Shaun gave a good lesson in the EQ. He was nervous and took it very seriously. Public things like this are hard for him, and he did it. Even when he turned to us during a very difficult 'time' before class and told us he didn't think given the immediate circumstances he could go through with it he reached down deep inside and given his heavenward pleas for help and strength and our family's as well (knowing what was effecting him, and today of all days when he was asked to teach the lesson) he accomplished what was asked of him.

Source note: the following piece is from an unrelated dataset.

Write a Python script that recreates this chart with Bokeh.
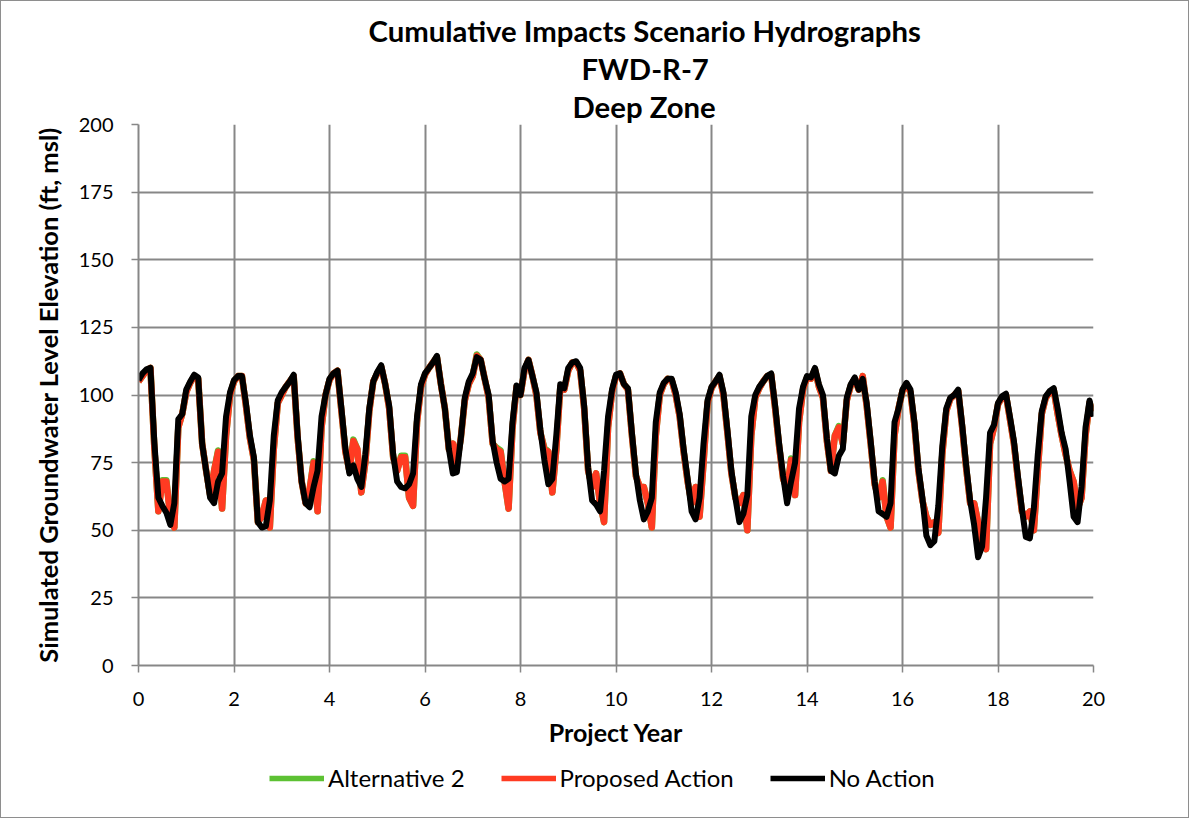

There were several women who left after, including myself. In my haste to get to church on time I forgot to cover the chicken that would surely be burnt at the end of 3 hours so I went home to cover it and returned. As I watched them leave downtrodded, my heart groaned for them. I've been there, sometimes I'm still there like today, and sometimes the scabs hold strong. I couldn't help but ponder on what their evenings would be like later on. You know, we moms set the tone for the home....and these things effect the whole family. I completely understand their emotion. I have lived it too. Some wounds are deeper than most can realize unless you've been through them.
I just wonder sometimes if these presentations and the rhetoric could be tweaked. Not eliminated. They are important. But just tweaked so that those who stand in need of comfort could be comforted and burdens helped to be lighter. When it takes everything you have to get there you don't need to be cut off at the knees right from the start.
We had a nice dinner. Robert's brother's baby was born. A healthy boy. Janae is really sick and her car broke down again. Grandma and Grandpa are going over tomorrow to see how they can help her. Christine's last week of 8th grade starts tomorrow. Oh, boy. High school here we come!
1 comment:
Way to go Shaun! You are one awesome guy. We sure love you!